Only the lines from the start of the data below through the line that contains "import plotly.graph_objects as go" are to be copied, exactly and without pictures.
═══
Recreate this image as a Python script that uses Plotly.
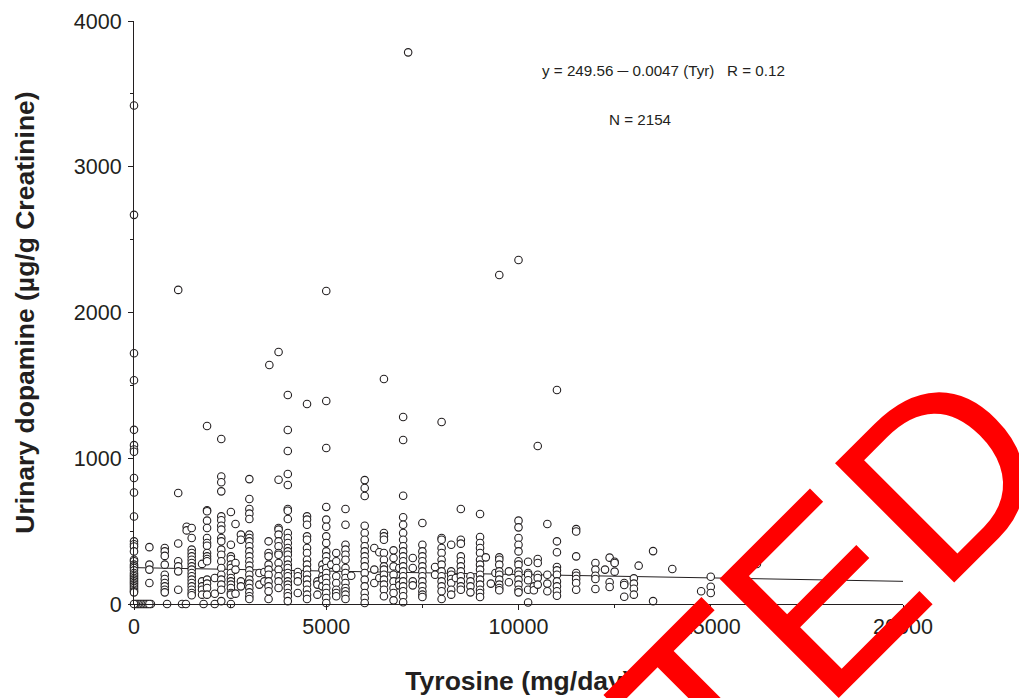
import plotly.graph_objects as go

col_0 = [3420,2670,1720,1535,1195,1090,1060,1045,865,765,600,430,410,395,361,304,293,270,258,247,231,213,201,190,178,167,155,144,133,121,110,98,87,80,0]
col_400 = [390,270,236,144,0]
col_800 = [384,361,330,270,201,172,144,121,98,80]
col_1150 = [2155,762,415,293,258,224,98]
col_1500 = [521,453,373,350,327,304,281,258,236,213,190,167,144,121,98,75,60]
col_1370 = [530,505]
col_1900 = [1221,643,636,572,521,453,419,400,350,327,309,293,167,140,110,64]
col_1770 = [275,155,121,98,64]
col_2100 = [178,70,0]
col_2270 = [1132,875,835,773,601,575,537,510,453,430,373,338,293,247,201,167,133,98,20]
col_2520 = [631,407,327,309,270,247,213,178,155,133,110,75,64,0]
col_2640 = [549,281,236,71]
col_2780 = [476,441,155,121]
col_3000 = [857,720,652,620,583,476,453,430,396,361,327,293,263,231,201,167,140,110,80,53,34]
col_3260 = [213,133]
col_3390 = [220,155]
col_3500 = [430,350,327,270,236,201,155,121,87,34]
col_3760 = [1729,853,521,510,476,430,396,350,338,281,236,190,155,110]
col_3520 = [1640]
col_4000 = [1434,1194,1050,892,816,652,640,583,487,453,419,384,361,338,304,270,247,213,190,155,133,110,75,53,20]
col_4260 = [220,190,155,75]
col_4500 = [1372,601,579,544,464,441,384,350,304,270,236,201,167,133,98,64,34]
col_4770 = [155,133,64]
col_4900 = [270,236,190,167,121]
col_5000 = [2148,1393,1070,666,579,530,464,419,361,327,293,247,213,178,144,110,75,41,7]
col_5130 = [270]
col_5260 = [350,293,247,190,144,98,75,53]
col_5500 = [652,544,407,373,338,304,247,213,178,144,110,87,64,34]
col_5650 = [194]
col_6000 = [850,796,741,537,487,441,396,361,327,293,258,213,167,121,75,41,7]
col_6250 = [384,236,144]
col_6380 = [355,178]
col_6500 = [1544,487,464,441,350,304,258,236,201,167,133,98,53]
col_6750 = [368,316,258,201,155,110,75,25]
col_6900 = [247,155,128]
col_7000 = [1283,1125,743,595,544,487,441,396,361,327,293,258,224,190,155,121,87,53,12]
col_7130 = [3785]
col_7250 = [316,247,155,128]
col_7500 = [556,407,361,327,293,258,224,190,155,121,87,64,48]
col_7830 = [254,201]
col_8000 = [1249,453,441,384,350,304,270,224,190,155,121,87,34]
col_8250 = [407,224,201,172,144,98,64]
col_8370 = [178]
col_8500 = [652,441,414,327,293,258,224,190,155,121,98]
col_8750 = [190,155,121,80]
col_9000 = [617,460,419,384,350,304,270,236,201,167,133,98,75,48]
col_9150 = [320]
col_9280 = [140]
col_9400 = [213]
col_9500 = [2257,320,304,270,224,201,167,133,110,94]
col_9750 = [224,149]
col_10000 = [2360,572,526,453,407,361,293,270,224,201,167,133,98,80]
col_10250 = [290,213,201,163,98,10]
col_10400 = [121,94]
col_10500 = [1084,309,281,201,178,133]
col_10750 = [549,201,140,87]
col_11000 = [1468,430,355,254,231,201,155,121,87,57]
col_11500 = [514,497,327,213,194,172,144,98]
col_12000 = [281,236,194,172,103]
col_12250 = [236]
col_12370 = [318,149,117]
col_12500 = [290,281,222]
col_12750 = [144,130,50]
col_13000 = [176,140,105,64]
col_13125 = [263]
col_13500 = [363,20]
col_14000 = [240]
col_14750 = [87]
col_15000 = [187,118,75]
col_16200 = [274]
zero_x = [40,80,120,160,200,240,280,320,360,440,860,1250,1350,1810]
zero_y = [0,0,0,0,0,0,0,0,0,0,0,0,0,0]

columns = {0:col_0,400:col_400,800:col_800,1150:col_1150,1370:col_1370,1500:col_1500,1770:col_1770,1900:col_1900,
 2100:col_2100,2270:col_2270,2520:col_2520,2640:col_2640,2780:col_2780,3000:col_3000,3260:col_3260,3390:col_3390,
 3500:col_3500,3520:col_3520,3760:col_3760,4000:col_4000,4260:col_4260,4500:col_4500,4770:col_4770,4900:col_4900,
 5000:col_5000,5130:col_5130,5260:col_5260,5500:col_5500,5650:col_5650,6000:col_6000,6250:col_6250,6380:col_6380,
 6500:col_6500,6750:col_6750,6900:col_6900,7000:col_7000,7130:col_7130,7250:col_7250,7500:col_7500,7830:col_7830,
 8000:col_8000,8250:col_8250,8370:col_8370,8500:col_8500,8750:col_8750,9000:col_9000,9150:col_9150,9280:col_9280,
 9400:col_9400,9500:col_9500,9750:col_9750,10000:col_10000,10250:col_10250,10400:col_10400,10500:col_10500,
 10750:col_10750,11000:col_11000,11500:col_11500,12000:col_12000,12250:col_12250,12370:col_12370,12500:col_12500,
 12750:col_12750,13000:col_13000,13125:col_13125,13500:col_13500,14000:col_14000,14750:col_14750,15000:col_15000,16200:col_16200}

xs = list(zero_x)
ys = list(zero_y)
for cx, vals in columns.items():
    xs += [cx] * len(vals)
    ys += vals

line_x = [0, 20000]
line_y = [249.56, 155.56]
x_ticks = [0, 5000, 10000, 15000, 20000]
y_ticks = [0, 1000, 2000, 3000, 4000]

FONT = "Liberation Sans, Arial, sans-serif"
INK = "#231f20"
W, H = 1019, 698
L, T, PW, PH = 133.5, 21, 770, 583

fig = go.Figure()
fig.add_trace(go.Scatter(x=line_x, y=line_y, mode="lines", line=dict(color=INK, width=1), cliponaxis=False, showlegend=False))
fig.add_trace(go.Scatter(x=xs, y=ys, mode="markers", cliponaxis=False, showlegend=False,
    marker=dict(symbol="circle", size=7.5, color="white", line=dict(color=INK, width=1.1))))

axis = dict(showgrid=False, zeroline=False, showline=True, linecolor=INK, linewidth=1,
            ticks="outside", ticklen=5, tickwidth=1, tickcolor=INK, automargin=False,
            tickfont=dict(family=FONT, size=21.5, color=INK))
fig.update_layout(
    width=W, height=H, autosize=False,
    margin=dict(l=L, r=W-L-PW, t=T, b=H-T-PH),
    paper_bgcolor="white", plot_bgcolor="white", showlegend=False,
    xaxis=dict(range=[0, 20000], tickvals=x_ticks, ticktext=[str(v) for v in x_ticks],
               minor=dict(tickvals=[2500, 7500, 12500, 17500], ticks="outside", ticklen=3, tickcolor=INK),
               ticklabelstandoff=-2,
               title=dict(text="<b>Tyrosine (mg/day)</b>", font=dict(family=FONT, size=26.5, color=INK), standoff=33), **axis),
    yaxis=dict(range=[0, 4000], tickvals=y_ticks, ticktext=[str(v) for v in y_ticks],
               minor=dict(tickvals=[500, 1500, 2500, 3500], ticks="outside", ticklen=3, tickcolor=INK),
               ticklabelstandoff=2,
               title=dict(text="<b>Urinary dopamine (µg/g Creatinine)</b>", font=dict(family=FONT, size=26.5, color=INK), standoff=31), **axis),
    annotations=[
        dict(text="y = 249.56 ─ 0.0047 (Tyr)   R = 0.12", xref="paper", yref="paper", x=(664-133.5)/PW, y=(604-70)/PH,
             xanchor="center", yanchor="middle", showarrow=False, font=dict(family=FONT, size=15.2, color=INK)),
        dict(text="N = 2154", xref="paper", yref="paper", x=(640-133.5)/PW, y=(604-119)/PH,
             xanchor="center", yanchor="middle", showarrow=False, font=dict(family=FONT, size=15.2, color=INK)),
        dict(text="TED", xref="paper", yref="paper", x=(832-133.5)/PW, y=(604-585)/PH, textangle=-45,
             xanchor="center", yanchor="middle", showarrow=False, font=dict(family=FONT, size=245, color="#ff0000")),
    ],
)
fig.write_html("out.html", config={"displayModeBar": False},
               post_script="document.body.style.margin='0';document.body.style.overflow='hidden';")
═══
Written solution:
Recreate this image as a Python script that uses Plotly.
import plotly.graph_objects as go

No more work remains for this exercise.